I’ve since returned to work and I’m now living the life you previously described. Jesus, it’s just so difficult to justify dragging your kids out of bed at 6 am and rushing and racing until 8/9 pm when there is no money left at the end of the week after paying the childminder and tax man. I ask myself every day “why am I doing this?” Or “is this the right thing for my children”
But I find it just so difficult to make a decision. It’s very scary leaving your job. Any advice?
I suppose the decision was half made for me in that my contract with work ended so I knew that was coming for ages. When I went back to work after my second baby I just knew it was what I wanted to do, so no it wasn’t scary it felt like a natural progression. Sorry that advice is fairly useless but I guess you have to listen to your gut and sometimes take a leap of faith. I know friends that have taken career breaks to do the same thing but it doesn’t have the finality of having no work to return to – would that be an option?

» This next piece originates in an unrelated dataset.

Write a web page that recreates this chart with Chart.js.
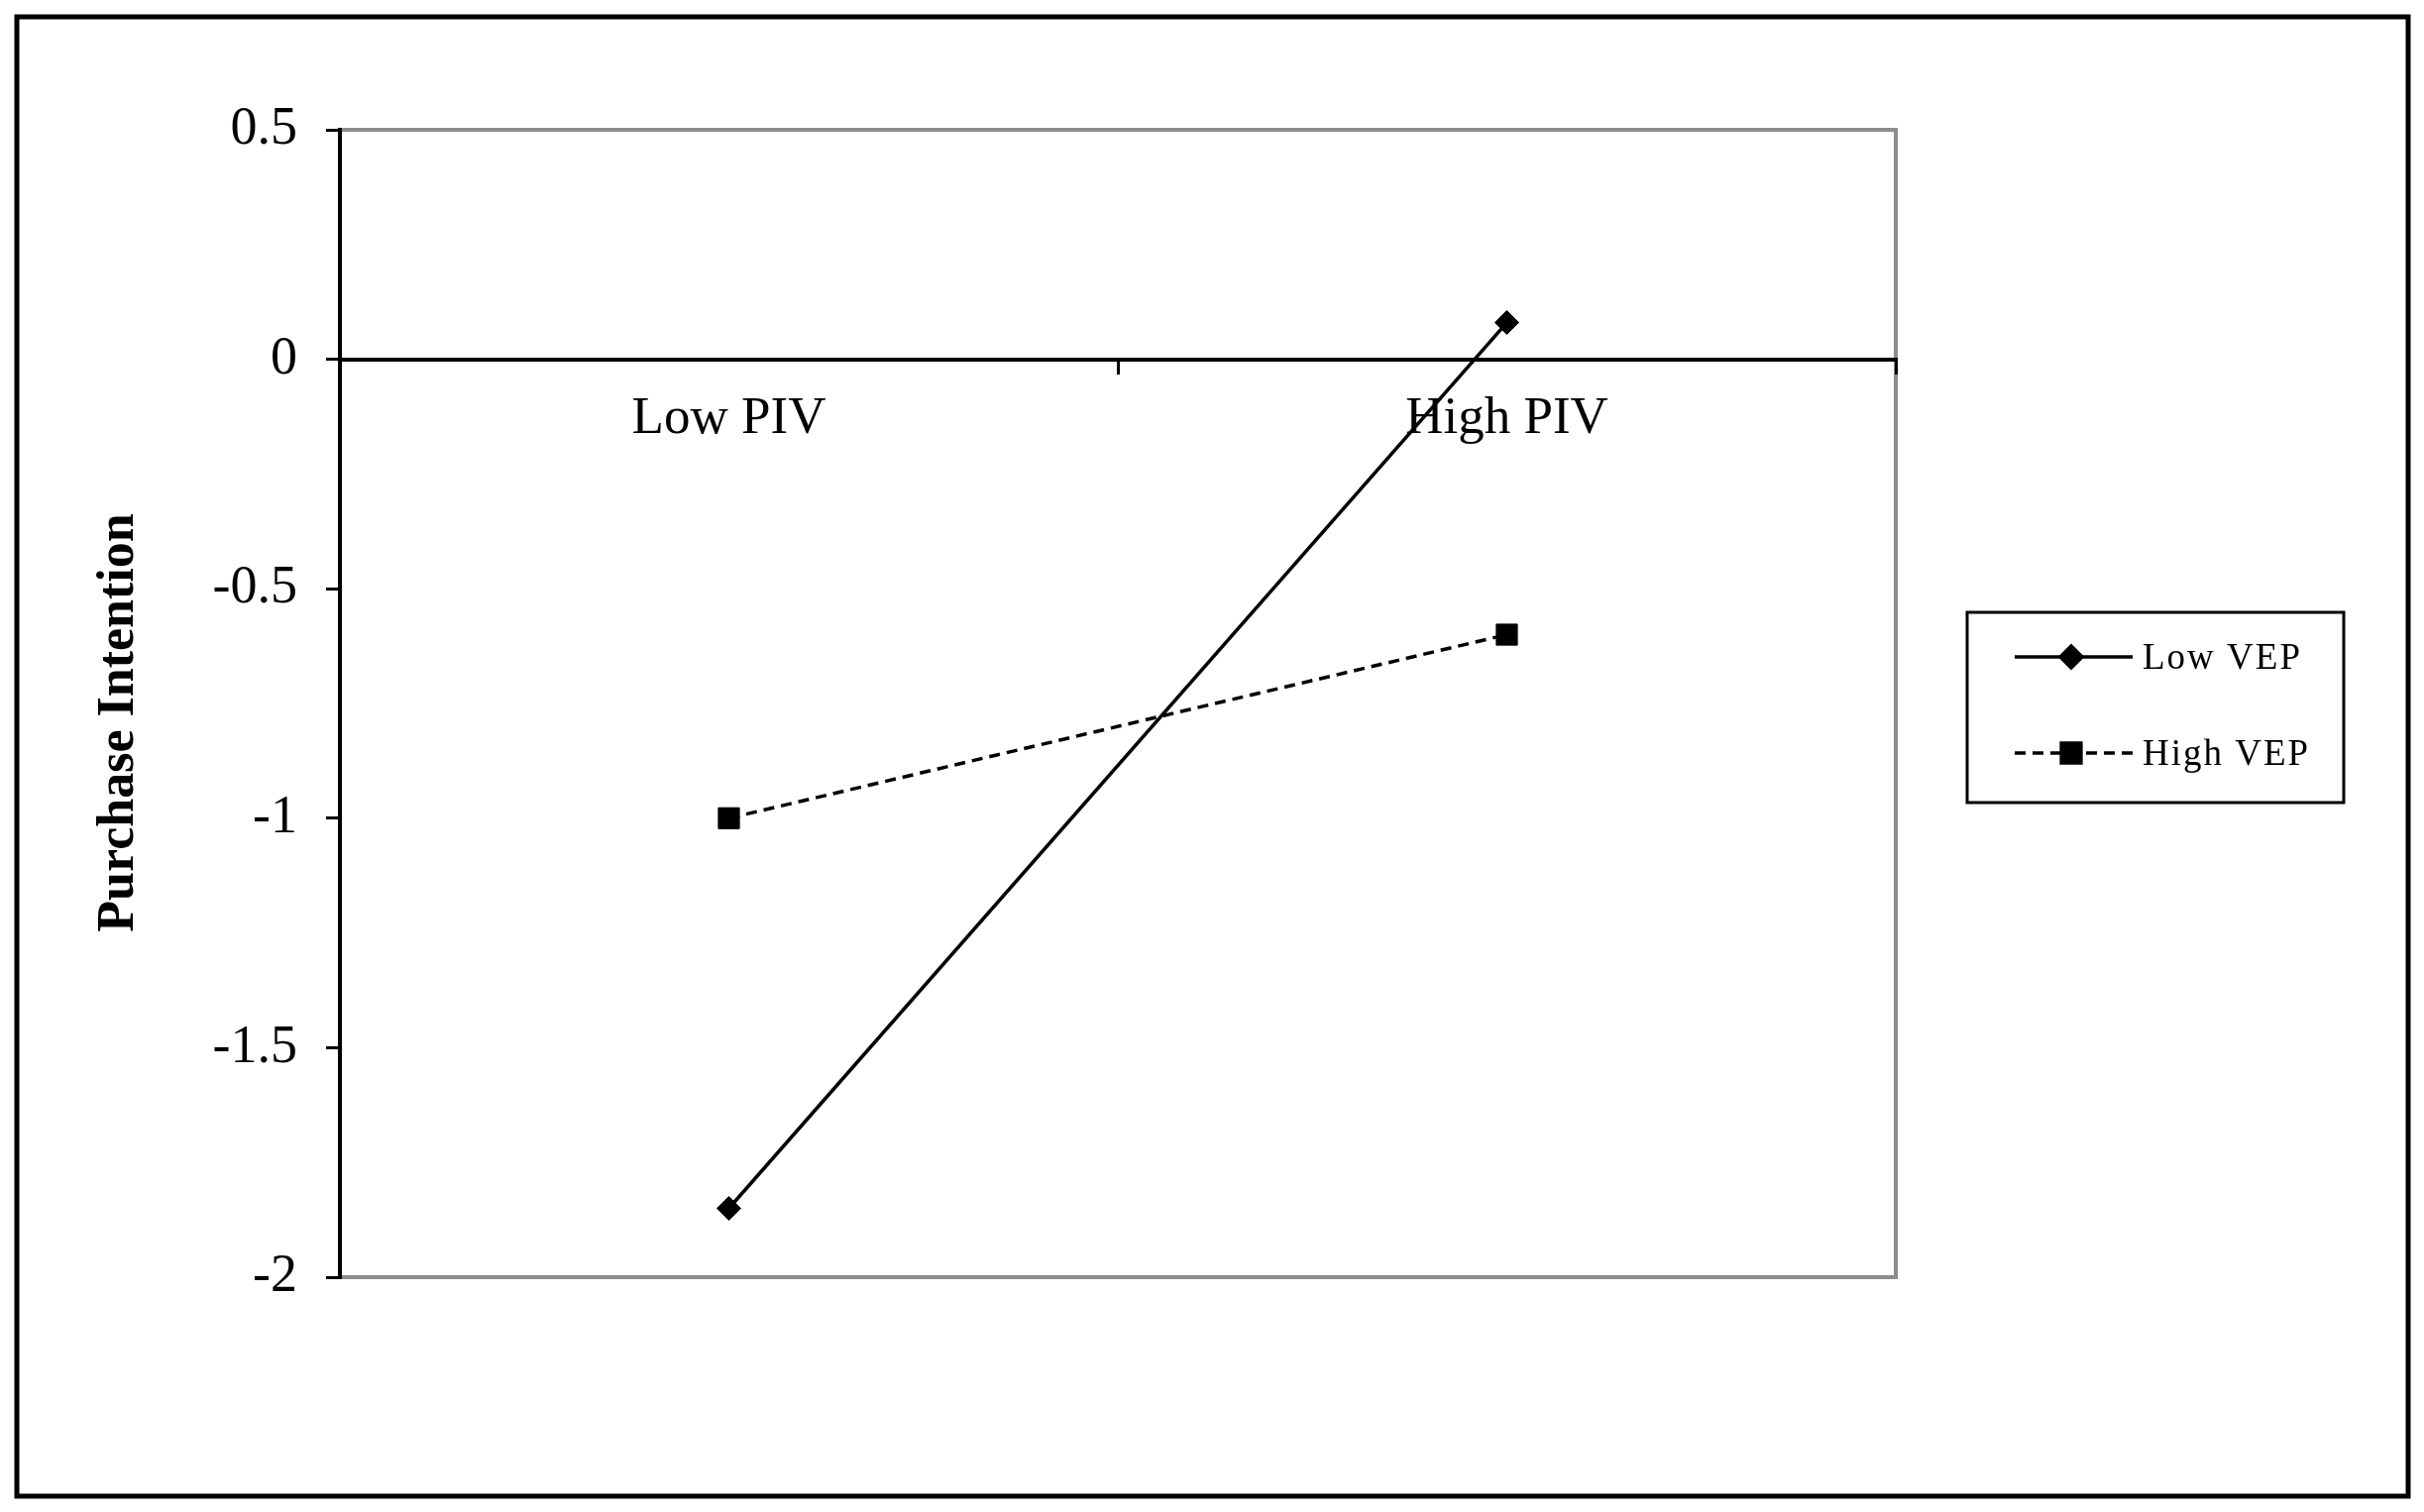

Great post Eimear being a full time SAHM is the toughest most demanding yet most rewarding job ever. Delighted your content X
All so relatable. I’ve been at home for a year and a half, and while the adjustment is MASSIVE, the pace is lovely, as you say. It’s amazing how gratifying swearing under your breath into the wall can be! Enjoyed reading this loads! No regrets. 🙂
Ha ha ir is so gratifying!! Yes it certainly is an adjustment, one I will probably enjoy more this year as life return to ‘normal’ as in I won’t have to deal with being pregnant!!!
Thank you for this post. It came at the perfect time for me. I’m taking a career break later this year to be at home with the kids and I have had a slight worry of if I’m doing the right thing.
Oh I loved reading this. You sound so present! All too often blogs from SAHMs are so negative but you describe how precious the time at home can be even if you need to swear FFS twenty times a day! Enjoy the cuddles!
Glad to hear that the change has worked out for you. Being at home with children is definitely a more demanding job than office work for me too!
Great post Eimear! Stay home mother is the greatest job ever.